BLS Data Shows South Central Region Tops in Job Creation

Written by Peter Wright

In both Q1 and Q2 2018, the South Central region pulled ahead of the Pacific in total job creation, according to Steel Market Update’s latest analysis of Bureau of Labor Statistics data. The BLS released second-quarter employment data by state on Friday. The state data follows the national figures that were published on July 6 and confirm the strength of the labor market.

The states compile their employment numbers independently of the feds, and then both are reported by the BLS. In the 22 quarters since and including Q1 2013, the feds reported total job creation of 13,848,000 and the states reported 13,648,000, a difference of just 1.5 percent. Our report covers only the lower 48 states; therefore, the fed and state totals are impressively close. Figure 1 shows the history of state totals since 1992, and Figure 2 shows the same format for the Pacific region. Job creation in the Pacific region fell from 184,000 in Q4 2017 to 59,000 in Q2 2018. SMU has graphs in the same format for 10 geographic regions and can produce them for individual states on request.

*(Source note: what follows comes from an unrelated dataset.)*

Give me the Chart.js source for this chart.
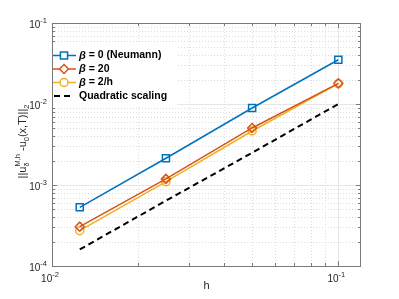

The 10 geographic regions described in this report are:

New England, (CT, ME, MA, NH, RI, VT)

North East, (NY, PA, NJ)

Mid Atlantic, (DE, DC, MD, NC, SC, VA, WV)

North Central, (IA, KS, MN, MO, NE, ND and SD)

East North Central (IL, IN, MI, OH and WI)

East South Central, (AL, KY, MS and TN)

South Central, (TX, OK, LA and AR)

Mountain, (AZ, CO, ID, MT, NV, NM, UT, WY)

Pacific region, (CA, OR and WA)

South East, (FL, GA)

Table 1 shows the history of quarterly job creation by region since Q1 2014. In Q3 2017, the Pacific region created the most jobs, but in both Q1 and Q2 2018, the South Central region, led by Texas, pulled into first place. The numbers are seasonally adjusted and all regions had a positive net gain in the last three quarters.

The regions have fared very differently since the pre-recession high of first-quarter 2008 and since the low point of fourth-quarter 2009. By the states’ calculations, there are now 11,013,000 more people employed than there were immediately before the recession, but of that number 41.5 percent were created in the South Central and Pacific regions (Table 2).

The third quarter of 2015 was the first time that every region had more people employed than it did at the pre-recession peak. The rate of job creation still varies widely across the country. In the last four quarters, the Mountain region has had the highest rate of job growth at 3.0 percent and the North Central region the lowest at 0.65 percent (Table 3).

SMU Comment: We believe it’s important for those subscribers whose businesses are substantially regional to have as much data as possible to compare their own results with those of their locality. This report, along with our quarterly reports on regional GDP and regional imports, are intended to help in that respect.